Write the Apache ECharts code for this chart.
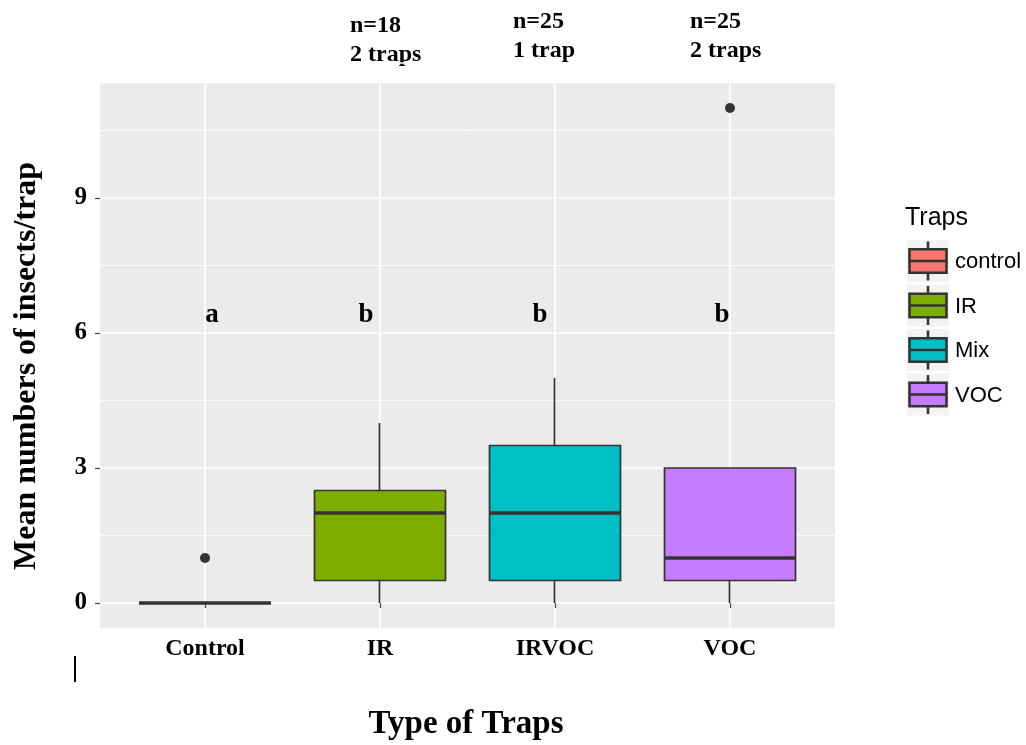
<!DOCTYPE html>
<html>
<head>
<meta charset="utf-8">
<script src="https://cdn.jsdelivr.net/npm/echarts@6/dist/echarts.min.js"></script>
<style>
html,body{margin:0;padding:0;background:#fff;}
#chart{width:1026px;height:745px;}
</style>
</head>
<body>
<div id="chart"></div>
<script>
// ---- data ----
const categories = ['Control', 'IR', 'IRVOC', 'VOC'];
const whiskerLow = [0, 0, 0, 0];
const lowerQuartile = [0, 0.5, 0.5, 0.5];
const medianValues = [0, 2, 2, 1];
const upperQuartile = [0, 2.5, 3.5, 3];
const whiskerHigh = [0, 4, 5, 3];
const outlierCategories = ['Control', 'VOC'];
const outlierValues = [1, 11];
const legendLabels = ['control', 'IR', 'Mix', 'VOC'];
const boxColors = ['#F8766D', '#7CAE00', '#00BFC4', '#C77CFF'];
const yTickValues = [0, 3, 6, 9];
const significanceLetters = ['a', 'b', 'b', 'b'];
const sampleNotes = ['n=18\n2 traps', 'n=25\n1 trap', 'n=25\n2 traps'];
const yTitle = 'Mean numbers of insects/trap';
const xTitle = 'Type of Traps';
const legendTitle = 'Traps';

// ---- layout (pixels) ----
const SERIF = '"Liberation Serif", "Times New Roman", serif';
const SANS = '"Liberation Sans", Arial, sans-serif';
const plotLeft = 100, plotWidth = 735, plotTop = 83.25, plotHeight = 544.5;
const pxPerUnit = 45, zeroY = 603;
const yMin = -0.55, yMax = 11.55;
const bandWidth = 175;
const boxWidth = 132;
const letterX = [212, 366, 540, 722];
const letterY = 315;
const noteXY = [[350, 11], [513, 7], [690, 7]];

const chart = echarts.init(document.getElementById('chart'), null, {renderer: 'canvas'});

const tickStep = yTickValues[1] - yTickValues[0];
const candleData = categories.map((c, i) => ({
  value: [lowerQuartile[i], upperQuartile[i], whiskerLow[i], whiskerHigh[i]],
  itemStyle: {
    color: boxColors[i], color0: boxColors[i],
    borderColor: '#333333', borderColor0: '#333333', borderColorDoji: '#333333',
    borderWidth: 1.7
  }
}));
const medianData = categories.map((c, i) => [c, medianValues[i]]);
const outlierData = outlierCategories.map((c, i) => [c, outlierValues[i]]);

const graphics = [];
// y-axis title
graphics.push({
  type: 'text', x: 27, y: 366, rotation: Math.PI / 2, silent: true,
  style: {text: yTitle, x: 0, y: 0, align: 'center', verticalAlign: 'middle',
    font: 'bold 32px ' + SERIF, fill: '#000'}
});
// x-axis title
graphics.push({
  type: 'text', silent: true,
  style: {text: xTitle, x: 466, y: 724, align: 'center', verticalAlign: 'middle',
    font: 'bold 33px ' + SERIF, fill: '#000'}
});
// significance letters
significanceLetters.forEach((t, i) => {
  graphics.push({type: 'text', silent: true,
    style: {text: t, x: letterX[i], y: letterY, align: 'center', verticalAlign: 'middle',
      font: 'bold 27px ' + SERIF, fill: '#000'}});
});
// sample notes
sampleNotes.forEach((t, i) => {
  graphics.push({type: 'text', silent: true,
    style: {text: t, x: noteXY[i][0], y: noteXY[i][1], align: 'left', verticalAlign: 'top',
      lineHeight: 29, font: 'bold 24px ' + SERIF, fill: '#000'}});
});
// legend
graphics.push({type: 'text', silent: true,
  style: {text: legendTitle, x: 905, y: 218, align: 'left', verticalAlign: 'middle',
    font: '25px ' + SANS, fill: '#000'}});
legendLabels.forEach((name, i) => {
  const top = 240 + 44.5 * i;
  graphics.push({type: 'rect', silent: true, shape: {x: 907, y: top, width: 42, height: 42},
    style: {fill: '#F2F2F2'}});
  graphics.push({type: 'line', silent: true, shape: {x1: 928, y1: top + 1.5, x2: 928, y2: top + 40.5},
    style: {stroke: '#333', lineWidth: 2.6}});
  graphics.push({type: 'rect', silent: true, shape: {x: 909.5, y: top + 9.3, width: 37, height: 23.4},
    style: {fill: boxColors[i], stroke: '#333', lineWidth: 2.6}});
  graphics.push({type: 'line', silent: true, shape: {x1: 909.5, y1: top + 21, x2: 946.5, y2: top + 21},
    style: {stroke: '#333', lineWidth: 2.6}});
  graphics.push({type: 'text', silent: true,
    style: {text: name, x: 955, y: top + 22, align: 'left', verticalAlign: 'middle',
      font: '22px ' + SANS, fill: '#000'}});
});
// stray mark present in the reference image
graphics.push({type: 'line', silent: true, shape: {x1: 75, y1: 656, x2: 75, y2: 682},
  style: {stroke: '#000', lineWidth: 2}});

const hidden = {show: false};
const option = {
  animation: false,
  backgroundColor: '#ffffff',
  grid: [
    // 0: grey panel
    {left: plotLeft, top: plotTop, width: plotWidth, height: plotHeight, show: true,
      backgroundColor: '#EBEBEB', borderWidth: 0, z: 0},
    // 1: horizontal grid lines (0..12 mapped so that 0 sits at zeroY)
    {left: plotLeft, top: zeroY - 12 * pxPerUnit, width: plotWidth, height: 12 * pxPerUnit},
    // 2: vertical grid lines through the category centres
    {left: plotLeft + 0.6 * bandWidth, top: plotTop, width: 3 * bandWidth, height: plotHeight},
    // 3: data
    {left: plotLeft + 0.1 * bandWidth, top: plotTop, width: 4 * bandWidth, height: plotHeight},
    // 4: y tick labels (0..9)
    {left: plotLeft, top: zeroY - yTickValues[yTickValues.length - 1] * pxPerUnit,
      width: plotWidth, height: yTickValues[yTickValues.length - 1] * pxPerUnit}
  ],
  xAxis: [
    {gridIndex: 0, type: 'value', min: 0, max: 1, show: false},
    {gridIndex: 1, type: 'value', min: 0, max: 1, show: false},
    {gridIndex: 2, type: 'value', min: 0, max: 3, interval: 1, z: 1,
      axisLine: hidden, axisTick: hidden, axisLabel: hidden,
      splitLine: {show: true, lineStyle: {color: '#ffffff', width: 1.7}}},
    {gridIndex: 3, type: 'category', data: categories, boundaryGap: true, z: 1,
      axisLine: hidden,
      axisTick: {show: true, alignWithLabel: true, length: 5, lineStyle: {color: '#444', width: 1.2}},
      axisLabel: {show: true, margin: 9, color: '#000', fontFamily: SERIF, fontWeight: 'bold', fontSize: 24},
      splitLine: hidden},
    {gridIndex: 4, type: 'value', min: 0, max: 1, show: false}
  ],
  yAxis: [
    {gridIndex: 0, type: 'value', min: 0, max: 1, show: false},
    {gridIndex: 1, type: 'value', min: 0, max: 12, interval: tickStep, z: 1,
      axisLine: hidden, axisTick: hidden, axisLabel: hidden,
      splitLine: {show: true, lineStyle: {color: '#ffffff', width: 1.7}},
      minorTick: {show: false, splitNumber: 2},
      minorSplitLine: {show: true, lineStyle: {color: '#ffffff', width: 0.8}}},
    {gridIndex: 2, type: 'value', min: 0, max: 1, show: false},
    {gridIndex: 3, type: 'value', min: yMin, max: yMax, show: false},
    {gridIndex: 4, type: 'value', min: yTickValues[0], max: yTickValues[yTickValues.length - 1],
      interval: tickStep, z: 1,
      axisLine: hidden,
      axisTick: {show: true, length: 5, lineStyle: {color: '#444', width: 1.2}},
      axisLabel: {show: true, margin: 13, color: '#000', fontFamily: SERIF, fontWeight: 'bold', fontSize: 25},
      splitLine: hidden}
  ],
  series: [
    {type: 'candlestick', xAxisIndex: 3, yAxisIndex: 3, barWidth: boxWidth, barMaxWidth: 300,
      data: candleData, z: 2},
    {type: 'scatter', xAxisIndex: 3, yAxisIndex: 3, symbol: 'rect', symbolSize: [boxWidth, 3.5],
      itemStyle: {color: '#333333', opacity: 1}, data: medianData, z: 3},
    {type: 'scatter', xAxisIndex: 3, yAxisIndex: 3, symbol: 'circle', symbolSize: 10,
      itemStyle: {color: '#333333', opacity: 1}, data: outlierData, z: 3}
  ],
  graphic: graphics
};
chart.setOption(option);
</script>
</body>
</html>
== == ==
## EXERCISE PROMPT:
Return the material line for line, from its beginning to the line that contains "const legendTitle = 'Traps';", with the pictures left out.

## EXERCISE SOLUTION:
Write the Apache ECharts code for this chart.
<!DOCTYPE html>
<html>
<head>
<meta charset="utf-8">
<script src="https://cdn.jsdelivr.net/npm/echarts@6/dist/echarts.min.js"></script>
<style>
html,body{margin:0;padding:0;background:#fff;}
#chart{width:1026px;height:745px;}
</style>
</head>
<body>
<div id="chart"></div>
<script>
// ---- data ----
const categories = ['Control', 'IR', 'IRVOC', 'VOC'];
const whiskerLow = [0, 0, 0, 0];
const lowerQuartile = [0, 0.5, 0.5, 0.5];
const medianValues = [0, 2, 2, 1];
const upperQuartile = [0, 2.5, 3.5, 3];
const whiskerHigh = [0, 4, 5, 3];
const outlierCategories = ['Control', 'VOC'];
const outlierValues = [1, 11];
const legendLabels = ['control', 'IR', 'Mix', 'VOC'];
const boxColors = ['#F8766D', '#7CAE00', '#00BFC4', '#C77CFF'];
const yTickValues = [0, 3, 6, 9];
const significanceLetters = ['a', 'b', 'b', 'b'];
const sampleNotes = ['n=18\n2 traps', 'n=25\n1 trap', 'n=25\n2 traps'];
const yTitle = 'Mean numbers of insects/trap';
const xTitle = 'Type of Traps';
const legendTitle = 'Traps';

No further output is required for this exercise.